10 things you need to know before European markets open

Good morning! Here’s what you need to know.

1. Five people, including a police officer, have died and 40 were injured in what is being treated as a terror attack in London, on Wednesday afternoon. A lone assailant mowed down dozens of pedestrians on Westminster Bridge in a 4X4 car, before killing a police officer with a knife in the grounds of Parliament just after 2.30 p.m. GMT. He was shot dead by police.

2. The European Union’s chief Brexit negotiator stressed the need for early agreements on citizens’ rights, money and borders. Michel Barnier said a scenario of the deadline of March 2019 passing with no deal was not one the EU was entertaining.

3. Catalonia’s regional parliament approved a 2017 budget that includes funding for an independence referendum. The move poses a serious challenge to Spain’s central government in Madrid, which argues an independence referendum would be illegal and against the constitution — a stance supported by the judiciary.

4. Societe Generale plans to spend an extra €250 million ($US270 million) this year on its French retail banking business, its deputy CEO said. It is investing to bolster online and mobile banking while cutting back-office centres after closing 92 bank branches last year.

5. Hong Kong’s richest man Li Ka-shing said he would vote for the candidate who is willing to cooperate with Chinese authorities in the city’s upcoming leadership vote.
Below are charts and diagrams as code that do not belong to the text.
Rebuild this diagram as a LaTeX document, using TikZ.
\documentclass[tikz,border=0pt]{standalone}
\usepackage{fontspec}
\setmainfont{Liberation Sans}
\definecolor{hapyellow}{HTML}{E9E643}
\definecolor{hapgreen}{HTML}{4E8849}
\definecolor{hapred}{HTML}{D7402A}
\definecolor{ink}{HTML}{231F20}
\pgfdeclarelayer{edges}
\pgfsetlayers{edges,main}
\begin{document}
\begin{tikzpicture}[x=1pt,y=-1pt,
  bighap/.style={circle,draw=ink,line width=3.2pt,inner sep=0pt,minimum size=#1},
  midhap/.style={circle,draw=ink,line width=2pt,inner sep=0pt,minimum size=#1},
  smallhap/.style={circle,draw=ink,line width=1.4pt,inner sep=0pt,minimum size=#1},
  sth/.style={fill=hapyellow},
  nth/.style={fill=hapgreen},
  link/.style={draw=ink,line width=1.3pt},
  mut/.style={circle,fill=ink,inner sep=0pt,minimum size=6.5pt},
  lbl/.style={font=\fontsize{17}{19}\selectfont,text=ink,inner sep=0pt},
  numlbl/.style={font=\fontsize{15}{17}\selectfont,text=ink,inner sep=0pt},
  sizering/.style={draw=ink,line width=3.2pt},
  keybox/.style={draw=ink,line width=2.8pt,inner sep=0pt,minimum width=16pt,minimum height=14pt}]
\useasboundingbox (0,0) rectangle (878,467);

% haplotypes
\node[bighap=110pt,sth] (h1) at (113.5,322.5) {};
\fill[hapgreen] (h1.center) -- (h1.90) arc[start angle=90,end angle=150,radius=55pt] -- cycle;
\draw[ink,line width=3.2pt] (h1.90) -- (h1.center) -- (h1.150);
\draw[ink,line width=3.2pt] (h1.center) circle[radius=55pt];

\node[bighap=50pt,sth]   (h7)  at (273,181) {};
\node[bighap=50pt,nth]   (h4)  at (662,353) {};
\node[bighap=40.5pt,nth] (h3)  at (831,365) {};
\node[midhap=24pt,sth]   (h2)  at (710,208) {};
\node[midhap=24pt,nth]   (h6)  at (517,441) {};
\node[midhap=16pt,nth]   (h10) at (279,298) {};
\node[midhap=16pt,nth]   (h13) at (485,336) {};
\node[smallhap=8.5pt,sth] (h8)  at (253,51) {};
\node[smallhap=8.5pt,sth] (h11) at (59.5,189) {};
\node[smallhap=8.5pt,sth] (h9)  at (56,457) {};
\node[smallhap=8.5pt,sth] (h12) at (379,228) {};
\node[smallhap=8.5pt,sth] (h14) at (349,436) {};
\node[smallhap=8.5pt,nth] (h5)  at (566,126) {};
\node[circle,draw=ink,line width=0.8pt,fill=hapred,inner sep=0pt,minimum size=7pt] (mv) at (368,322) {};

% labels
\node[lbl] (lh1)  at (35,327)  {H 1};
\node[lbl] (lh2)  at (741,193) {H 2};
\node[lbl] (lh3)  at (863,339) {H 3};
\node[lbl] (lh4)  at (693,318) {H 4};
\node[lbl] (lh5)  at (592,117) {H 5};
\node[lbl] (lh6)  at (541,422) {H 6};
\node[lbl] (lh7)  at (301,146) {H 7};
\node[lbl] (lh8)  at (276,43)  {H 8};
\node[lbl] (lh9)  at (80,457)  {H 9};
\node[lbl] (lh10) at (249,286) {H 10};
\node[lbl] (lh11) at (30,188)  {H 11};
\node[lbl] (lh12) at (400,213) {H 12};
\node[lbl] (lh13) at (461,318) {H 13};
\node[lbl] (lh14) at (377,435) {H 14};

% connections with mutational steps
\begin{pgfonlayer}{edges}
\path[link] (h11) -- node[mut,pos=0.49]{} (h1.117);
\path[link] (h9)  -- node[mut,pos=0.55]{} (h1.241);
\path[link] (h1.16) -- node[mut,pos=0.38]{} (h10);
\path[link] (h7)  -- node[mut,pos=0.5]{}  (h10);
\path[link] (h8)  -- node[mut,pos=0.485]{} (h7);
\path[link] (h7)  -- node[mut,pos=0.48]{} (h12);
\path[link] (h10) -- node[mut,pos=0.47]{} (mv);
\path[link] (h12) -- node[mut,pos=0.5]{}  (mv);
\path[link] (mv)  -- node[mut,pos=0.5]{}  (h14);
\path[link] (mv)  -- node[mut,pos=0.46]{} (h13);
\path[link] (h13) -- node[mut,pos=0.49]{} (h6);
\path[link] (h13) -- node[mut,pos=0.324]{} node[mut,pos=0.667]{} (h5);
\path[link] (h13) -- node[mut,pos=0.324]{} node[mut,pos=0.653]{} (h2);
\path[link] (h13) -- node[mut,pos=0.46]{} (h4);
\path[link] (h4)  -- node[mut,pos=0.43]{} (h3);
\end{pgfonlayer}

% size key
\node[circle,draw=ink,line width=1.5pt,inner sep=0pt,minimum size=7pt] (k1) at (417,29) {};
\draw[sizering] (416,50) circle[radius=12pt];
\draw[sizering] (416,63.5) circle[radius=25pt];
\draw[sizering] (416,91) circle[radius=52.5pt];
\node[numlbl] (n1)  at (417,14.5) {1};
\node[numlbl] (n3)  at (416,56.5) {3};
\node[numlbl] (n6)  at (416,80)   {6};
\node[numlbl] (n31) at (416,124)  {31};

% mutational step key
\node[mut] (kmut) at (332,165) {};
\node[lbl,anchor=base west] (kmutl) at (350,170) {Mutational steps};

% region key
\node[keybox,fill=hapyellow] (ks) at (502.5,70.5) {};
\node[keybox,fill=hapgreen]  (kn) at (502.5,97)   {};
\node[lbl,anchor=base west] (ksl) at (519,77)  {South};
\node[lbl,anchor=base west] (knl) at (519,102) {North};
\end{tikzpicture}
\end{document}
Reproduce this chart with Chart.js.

Li, 88, was speaking after his flagship CK Hutchison Holdings posted a net profit of $US4.25 billion for 2016 despite global economic and political uncertainty.

6. Eurogroup chief Jeroen Dijsselbloem faced mounting calls to resign as a row escalated over his “racist” comments that southern European countries blew their money on “drinks and women.” Portugal’s prime minister and former Italian premier Matteo Renzi led pressure on Netherlands finance minister Dijsselbloem, already reeling from last week’s election setback in his homeland.

7. US securities regulators moved on Wednesday to modernise regulations that require stock and bond trades to settle within three business days. It’s a step the industry has urged the government to take for years.

8. The European Commission will veto a proposed combination between Deutsche Boerse and the London Stock Exchange shortly, according to Reuters. The move would scupper plans to create Europe’s biggest exchange.

9. Turkey’s action against Russian wheat, maize and sunflower oil suppliers is hindering restoration of ties between the two countries, Russian Deputy Prime Minister Arkady Dvorkovich said. Turkish buyers have put purchases of these products from Russia on hold, despite denials from Ankara that it has effectively banned imports from Moscow, according to Reuters.

10. Centrist Emmanuel Macron is projected to win the first round of France’s presidential election next month, a Harris Interactive poll showed on Thursday. Macron was seen winning 26% of the vote in the April 23 first round followed by Marine Le Pen on 25%.